Most of the music in Kingdom Hearts: Chain of Memories is the same from the original Kingdom Hearts, with the exception that the music is now in MIDI format, of lower quality. There are several new songs, but they are hard to really listen to with the MIDI format. The sound effects are of decent quality, and the grunts that Sora and the other characters make are the same from the original Kingdom Hearts.
The graphics are of decent quality. The sprites look like smaller, chibi-fied versions of the Kingdom Hearts characters, and the worlds are bright and colorful, albeit repetitive. Also, thrown throughout the game, there are actual CG cutscenes, with the quality of a PSX game, which may suprise you. The animation is smooth in both gameplay and cutscenes.
Replay Value: 8/10
After playing through Sora's story, a new mode is unlocked, called Reverse/Rebirth. In Reverse/Rebirth, you are able to play as a different Kingdom Hearts character, and go through their adventure in Castle Oblivion.

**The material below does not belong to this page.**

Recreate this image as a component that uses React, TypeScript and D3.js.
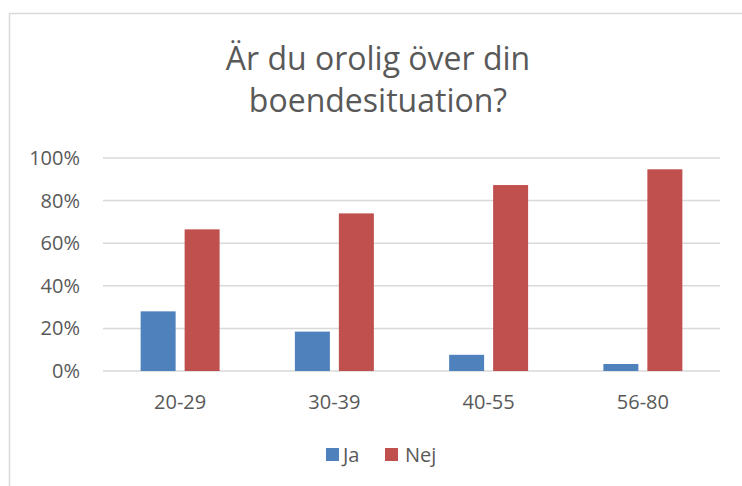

However, after you have completed both stories, there is really no point in replaying the game.
OVERALL RATING (please keep in mind that this isn't an average): 8/10
The game is a fairly good game to take with you on a roadtrip, and the story is interesting enough to keep you playing, even if you hate the battle system. While others may hate the card-battle system, it requires strategy, unlike the original Kingdom Hearts, where most regular battles you could get through by just mashing the attack button. The game is definitely worth buying, or at the very least, renting.